◆ Task details ◆
Retype the entries, please, from their first line to the line containing "for a, b, c, d, e", exactly and only those lines, minus the pictures.

'''

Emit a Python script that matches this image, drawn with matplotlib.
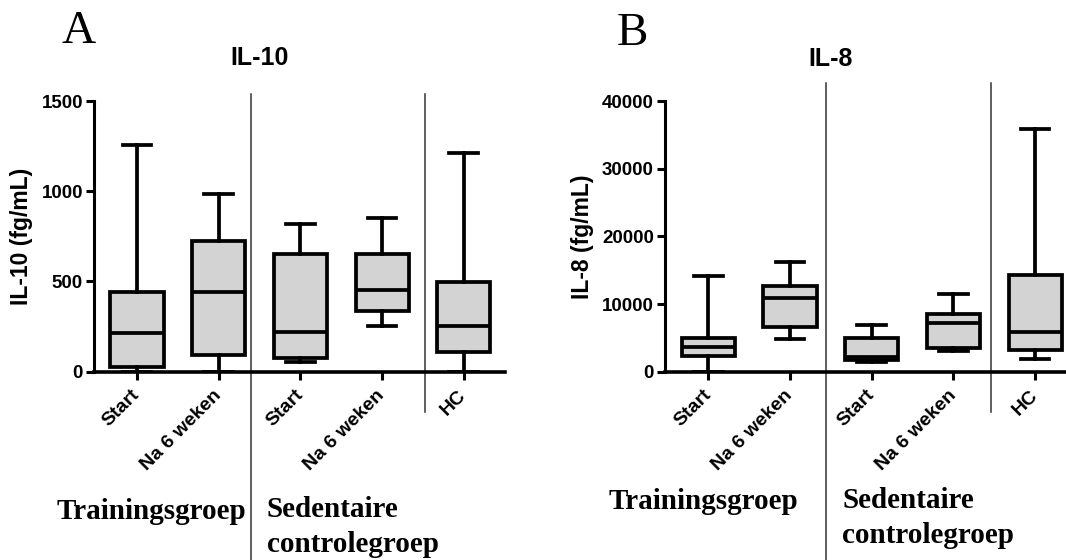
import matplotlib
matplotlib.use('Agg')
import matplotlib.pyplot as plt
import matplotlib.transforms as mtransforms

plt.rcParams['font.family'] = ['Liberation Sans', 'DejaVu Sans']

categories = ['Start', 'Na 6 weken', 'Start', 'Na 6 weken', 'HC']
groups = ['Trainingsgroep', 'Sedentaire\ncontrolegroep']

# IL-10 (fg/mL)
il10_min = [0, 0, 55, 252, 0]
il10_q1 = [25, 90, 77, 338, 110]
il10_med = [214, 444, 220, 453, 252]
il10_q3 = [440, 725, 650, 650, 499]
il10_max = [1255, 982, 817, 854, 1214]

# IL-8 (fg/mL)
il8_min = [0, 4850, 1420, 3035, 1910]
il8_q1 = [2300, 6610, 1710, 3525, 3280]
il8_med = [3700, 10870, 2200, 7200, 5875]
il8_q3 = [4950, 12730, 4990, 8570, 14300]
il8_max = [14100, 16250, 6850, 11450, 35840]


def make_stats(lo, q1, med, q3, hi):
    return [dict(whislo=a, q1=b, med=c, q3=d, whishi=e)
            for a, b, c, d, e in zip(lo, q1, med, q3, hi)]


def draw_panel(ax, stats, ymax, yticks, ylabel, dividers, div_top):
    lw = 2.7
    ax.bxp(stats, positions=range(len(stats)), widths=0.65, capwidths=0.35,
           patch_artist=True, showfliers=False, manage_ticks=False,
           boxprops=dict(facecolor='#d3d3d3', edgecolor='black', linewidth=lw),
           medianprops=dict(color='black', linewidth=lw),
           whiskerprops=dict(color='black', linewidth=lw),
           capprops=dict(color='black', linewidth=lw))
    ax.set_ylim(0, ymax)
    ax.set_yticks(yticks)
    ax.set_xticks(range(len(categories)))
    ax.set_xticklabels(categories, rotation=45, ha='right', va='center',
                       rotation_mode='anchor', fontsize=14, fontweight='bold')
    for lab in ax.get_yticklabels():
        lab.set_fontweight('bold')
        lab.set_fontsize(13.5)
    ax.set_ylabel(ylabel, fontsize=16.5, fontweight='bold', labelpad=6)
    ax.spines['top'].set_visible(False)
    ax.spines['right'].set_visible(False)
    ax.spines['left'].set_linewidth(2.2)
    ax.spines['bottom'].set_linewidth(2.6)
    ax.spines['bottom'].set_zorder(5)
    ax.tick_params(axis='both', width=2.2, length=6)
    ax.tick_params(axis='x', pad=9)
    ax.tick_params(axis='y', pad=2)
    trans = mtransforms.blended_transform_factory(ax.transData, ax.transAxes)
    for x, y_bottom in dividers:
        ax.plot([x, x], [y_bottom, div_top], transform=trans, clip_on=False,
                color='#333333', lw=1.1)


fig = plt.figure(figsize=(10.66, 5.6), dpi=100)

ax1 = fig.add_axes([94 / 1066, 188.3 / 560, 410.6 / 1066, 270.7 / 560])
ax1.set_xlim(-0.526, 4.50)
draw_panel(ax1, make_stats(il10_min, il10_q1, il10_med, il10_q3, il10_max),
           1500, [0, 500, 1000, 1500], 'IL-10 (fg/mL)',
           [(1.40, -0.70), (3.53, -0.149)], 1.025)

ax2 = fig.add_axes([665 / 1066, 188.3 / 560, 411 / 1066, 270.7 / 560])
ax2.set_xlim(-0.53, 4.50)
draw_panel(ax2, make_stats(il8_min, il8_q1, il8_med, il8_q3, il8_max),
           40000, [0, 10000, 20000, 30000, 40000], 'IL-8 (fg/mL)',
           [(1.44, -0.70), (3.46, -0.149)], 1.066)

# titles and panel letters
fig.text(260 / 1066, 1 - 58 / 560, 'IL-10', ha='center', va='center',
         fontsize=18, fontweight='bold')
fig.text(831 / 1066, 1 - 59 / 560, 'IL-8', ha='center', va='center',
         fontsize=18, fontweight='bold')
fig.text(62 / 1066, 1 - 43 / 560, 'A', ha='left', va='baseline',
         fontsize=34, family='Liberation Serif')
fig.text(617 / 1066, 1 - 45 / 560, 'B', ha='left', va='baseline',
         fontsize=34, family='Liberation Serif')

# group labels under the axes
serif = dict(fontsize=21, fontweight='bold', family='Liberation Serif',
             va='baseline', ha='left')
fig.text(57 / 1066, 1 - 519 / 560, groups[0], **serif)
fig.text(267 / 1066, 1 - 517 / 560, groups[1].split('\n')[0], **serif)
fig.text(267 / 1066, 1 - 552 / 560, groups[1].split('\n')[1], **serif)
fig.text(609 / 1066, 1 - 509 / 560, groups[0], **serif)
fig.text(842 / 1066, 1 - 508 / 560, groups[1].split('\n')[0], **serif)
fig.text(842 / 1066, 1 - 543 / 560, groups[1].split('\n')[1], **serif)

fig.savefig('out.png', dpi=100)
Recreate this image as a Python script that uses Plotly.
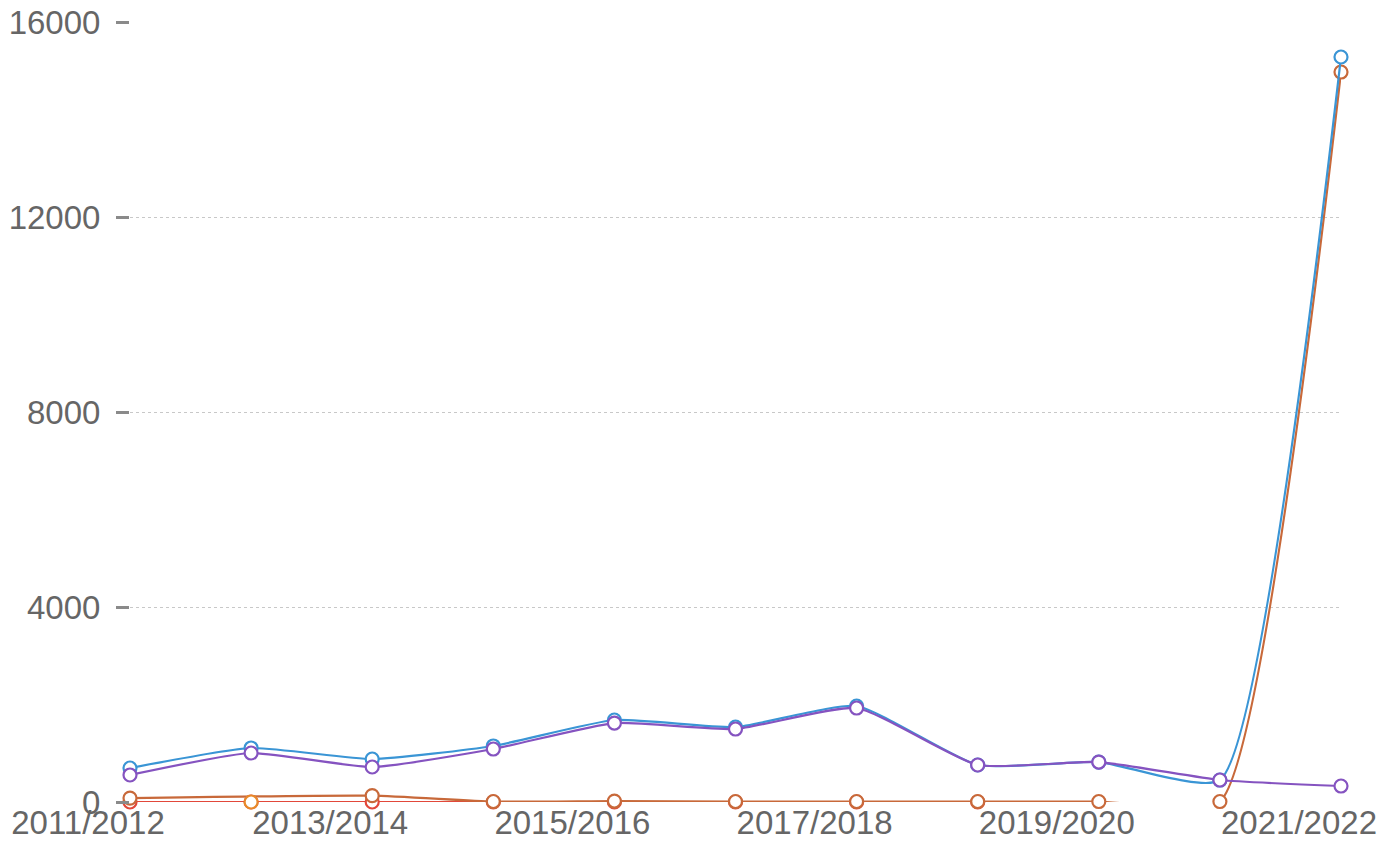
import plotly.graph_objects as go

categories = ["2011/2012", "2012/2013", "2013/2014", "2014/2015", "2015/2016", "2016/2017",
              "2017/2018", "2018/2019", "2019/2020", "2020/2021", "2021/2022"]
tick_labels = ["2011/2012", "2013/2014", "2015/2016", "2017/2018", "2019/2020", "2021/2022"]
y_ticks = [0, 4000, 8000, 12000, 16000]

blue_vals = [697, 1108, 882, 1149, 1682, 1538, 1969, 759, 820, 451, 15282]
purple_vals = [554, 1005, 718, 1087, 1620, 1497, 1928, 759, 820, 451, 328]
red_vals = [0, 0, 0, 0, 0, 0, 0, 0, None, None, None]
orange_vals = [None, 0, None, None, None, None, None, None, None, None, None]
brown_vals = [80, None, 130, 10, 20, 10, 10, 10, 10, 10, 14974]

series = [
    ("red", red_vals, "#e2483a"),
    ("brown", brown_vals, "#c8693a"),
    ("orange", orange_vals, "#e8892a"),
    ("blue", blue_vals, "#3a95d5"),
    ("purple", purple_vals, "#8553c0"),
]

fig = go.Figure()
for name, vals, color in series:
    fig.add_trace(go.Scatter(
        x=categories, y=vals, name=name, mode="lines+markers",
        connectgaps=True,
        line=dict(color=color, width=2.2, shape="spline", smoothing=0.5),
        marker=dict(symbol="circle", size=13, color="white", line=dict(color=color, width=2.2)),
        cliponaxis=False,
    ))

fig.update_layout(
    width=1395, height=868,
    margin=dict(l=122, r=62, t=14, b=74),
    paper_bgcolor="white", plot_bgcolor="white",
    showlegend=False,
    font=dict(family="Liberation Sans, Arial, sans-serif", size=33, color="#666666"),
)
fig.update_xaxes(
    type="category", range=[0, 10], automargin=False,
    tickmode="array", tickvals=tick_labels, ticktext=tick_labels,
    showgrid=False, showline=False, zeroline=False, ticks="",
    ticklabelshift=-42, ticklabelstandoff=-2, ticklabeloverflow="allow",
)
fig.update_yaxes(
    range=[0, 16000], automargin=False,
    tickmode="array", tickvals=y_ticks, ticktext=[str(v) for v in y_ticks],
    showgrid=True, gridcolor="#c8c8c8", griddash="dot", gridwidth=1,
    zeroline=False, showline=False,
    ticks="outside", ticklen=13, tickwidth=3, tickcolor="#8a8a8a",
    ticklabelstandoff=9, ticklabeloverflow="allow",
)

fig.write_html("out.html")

'''

◆ The response ◆
Emit a Python script that matches this image, drawn with matplotlib.
import matplotlib
matplotlib.use('Agg')
import matplotlib.pyplot as plt
import matplotlib.transforms as mtransforms

plt.rcParams['font.family'] = ['Liberation Sans', 'DejaVu Sans']

categories = ['Start', 'Na 6 weken', 'Start', 'Na 6 weken', 'HC']
groups = ['Trainingsgroep', 'Sedentaire\ncontrolegroep']

# IL-10 (fg/mL)
il10_min = [0, 0, 55, 252, 0]
il10_q1 = [25, 90, 77, 338, 110]
il10_med = [214, 444, 220, 453, 252]
il10_q3 = [440, 725, 650, 650, 499]
il10_max = [1255, 982, 817, 854, 1214]

# IL-8 (fg/mL)
il8_min = [0, 4850, 1420, 3035, 1910]
il8_q1 = [2300, 6610, 1710, 3525, 3280]
il8_med = [3700, 10870, 2200, 7200, 5875]
il8_q3 = [4950, 12730, 4990, 8570, 14300]
il8_max = [14100, 16250, 6850, 11450, 35840]


def make_stats(lo, q1, med, q3, hi):
    return [dict(whislo=a, q1=b, med=c, q3=d, whishi=e)
            for a, b, c, d, e in zip(lo, q1, med, q3, hi)]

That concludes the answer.